There are three updates you need to find and uninstall. You might not have all of them. They are...
  • KB3035583
  • KB3123862
  • KB3150513
For each of these updates you find on your list, highlight the listed item, then click Uninstall => Yes. Wait for the uninstall to complete. If you get asked about rebooting, click Restart Later; if you just get an Uninstall Complete message, click OK. Scroll down and look for the next update on the list above.

When you've found and removed all three suspect updates, or verified they aren't there to be removed, reboot the computer. After the reboot, come back to Windows Update, and click on Check for Updates. Wait... When the update check completes, look at the list to see if any of the updates listed above are there; if so, remove its check mark, then right-click and select Hide Update. When you're done, click OK. No need to install updates right now... after the next step, it will happen, eventually.
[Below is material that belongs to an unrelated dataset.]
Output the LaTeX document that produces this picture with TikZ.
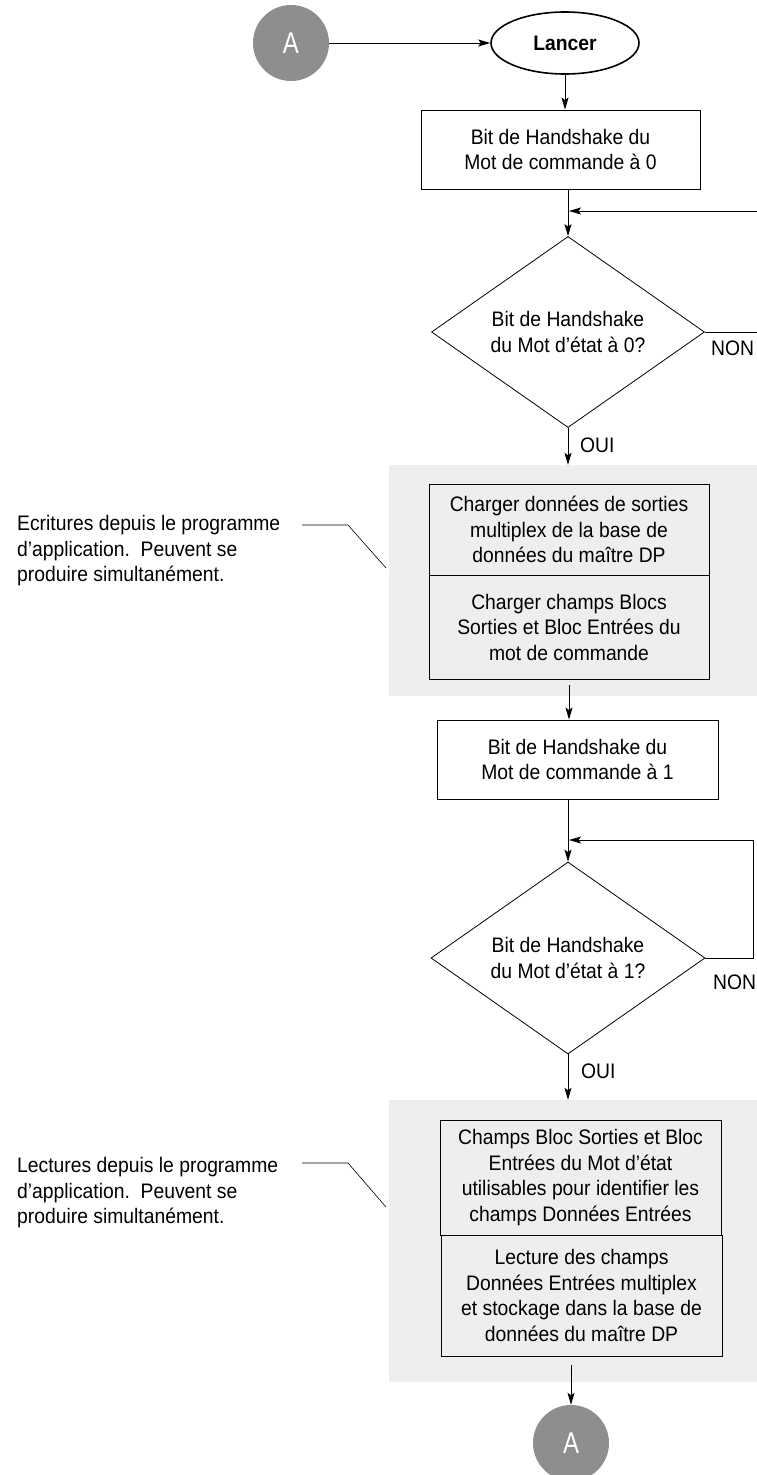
\documentclass[tikz,border=0pt]{standalone}
\usepackage{fontspec}
\setmainfont{Liberation Sans}[FakeStretch=0.92]
\newfontfamily\circfont{Liberation Sans}[FakeStretch=0.8]
\usetikzlibrary{shapes.geometric,arrows.meta}
\definecolor{circgray}{HTML}{8E8E90}
\definecolor{regiongray}{HTML}{EEEEEF}
\begin{document}
\begin{tikzpicture}[x=1pt,y=-1pt,
  every node/.style={font=\fontsize{21}{25.5}\selectfont},
  region/.style={fill=regiongray, draw=none, inner sep=0pt},
  stepbox/.style={draw, line width=0.9pt, align=center, inner sep=0pt},
  gbox/.style={stepbox, fill=regiongray},
  decision/.style={diamond, draw, line width=0.8pt, aspect=1.43, align=center, inner sep=0pt},
  startnode/.style={ellipse, draw, line width=1.6pt, minimum width=148pt, minimum height=62pt, font=\bfseries\fontsize{21}{25}\selectfont},
  conn/.style={circle, fill=circgray, minimum size=76pt, inner sep=0pt, text=white, font=\circfont\fontsize{30}{30}\selectfont},
  note/.style={align=left, inner sep=0pt},
  tag/.style={inner sep=0pt},
  arr/.style={draw, line width=0.9pt, -{Stealth[length=12pt,width=7pt,inset=2.5pt]}},
  pointer/.style={draw, line width=0.6pt}
]
\useasboundingbox (0,0) rectangle (757,1475);
\clip (0,0) rectangle (757,1475);

% grey regions
\node[region, minimum width=368pt, minimum height=231pt] (g1) at (573,580.5) {};
\node[region, minimum width=368pt, minimum height=282pt] (g2) at (573,1241) {};

% top
\node[conn] (a1) at (291,43) {A};
\node[startnode] (st) at (565,43) {Lancer};
\draw[arr] (a1) -- (st);

\node[stepbox, minimum width=279pt, minimum height=79pt] (b1) at (560.5,149.5) {Bit de Handshake du\\Mot de commande à 0};
\draw[arr] (st.south) -- (st.south |- b1.north);

\node[decision, minimum width=273pt, minimum height=191pt] (d1) at (568,332) {Bit de Handshake\\du Mot d’état à 0?};
\draw[arr] (b1.south -| d1.north) -- (d1.north);

\coordinate (r1) at (770,332);
\coordinate (j1) at (568,211);
\draw[arr, shorten >=1pt] (d1.east) -- (r1) |- (j1);
\node[tag, anchor=north west] (n1) at (711,341) {NON};

\node[tag, anchor=west] (o1) at (580,445) {OUI};
\draw[arr] (d1.south) -- (d1.south |- g1.north);

% first grey block
\node[gbox, minimum width=280pt, minimum height=91pt] (b2) at (569,529.5) {Charger données de sorties\\multiplex de la base de\\données du maître DP};
\node[gbox, minimum width=280pt, minimum height=104pt] (b2b) at (569,627) {Charger champs Blocs\\Sorties et Bloc Entrées du\\mot de commande};

\node[note, anchor=west] (l1) at (17,551) {Ecritures depuis le programme\\d’application.\ \ Peuvent se\\produire simultanément.};
\coordinate (p1a) at (302,525);
\coordinate (p1b) at (348,525);
\coordinate (p1c) at (386,568);
\draw[pointer] (p1a) -- (p1b) -- (p1c);

\node[stepbox, minimum width=281pt, minimum height=79pt] (b3) at (577.5,759.5) {Bit de Handshake du\\Mot de commande à 1};
\draw[arr, shorten <=6pt] (b2b.south) -- (b2b.south |- b3.north);

\node[decision, minimum width=274pt, minimum height=192pt] (d2) at (568,958) {Bit de Handshake\\du Mot d’état à 1?};
\draw[arr] (b3.south -| d2.north) -- (d2.north);

\coordinate (r2) at (753,958);
\coordinate (j2) at (568,840);
\draw[arr, shorten >=1pt] (d2.east) -- (r2) |- (j2);
\node[tag, anchor=north west] (n2) at (713,975) {NON};

\node[tag, anchor=west] (o2) at (581,1071) {OUI};
\draw[arr] (d2.south) -- (d2.south |- g2.north);

% second grey block
\node[gbox, minimum width=281pt, minimum height=115pt] (b4) at (580.5,1177.5) {Champs Bloc Sorties et Bloc\\Entrées du Mot d’état\\utilisables pour identifier les\\champs Données Entrées};
\node[gbox, minimum width=281pt, minimum height=121pt] (b4b) at (581.5,1295.5) {Lecture des champs\\Données Entrées multiplex\\et stockage dans la base de\\données du maître DP};

\node[note, anchor=west] (l2) at (17,1193) {Lectures depuis le programme\\d’application.\ \ Peuvent se\\produire simultanément.};
\coordinate (p2a) at (302,1163);
\coordinate (p2b) at (348,1163);
\coordinate (p2c) at (386,1207);
\draw[pointer] (p2a) -- (p2b) -- (p2c);

\node[conn] (a2) at (571,1443) {A};
\draw[arr, shorten <=9pt] (a2.north |- b4b.south) -- (a2.north);
\end{tikzpicture}
\end{document}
Finally, click on Change Settings again, change the setting to Check For Updates But Let Me Choose Whether To Install... (Again, if WinPatrol asks, accept the change.) Every now and then Windows will offer you updates. Accept all Security Updates, but look down the list of plain old updates and make sure you're not getting one of the three listed above.

One last thing: If you're running Advanced SystemCare, un-check the box next to Vulnerability Fix before you scan. IOBit Tech Support insists they're not restoring the hidden updates, but I'm not sure I believe them.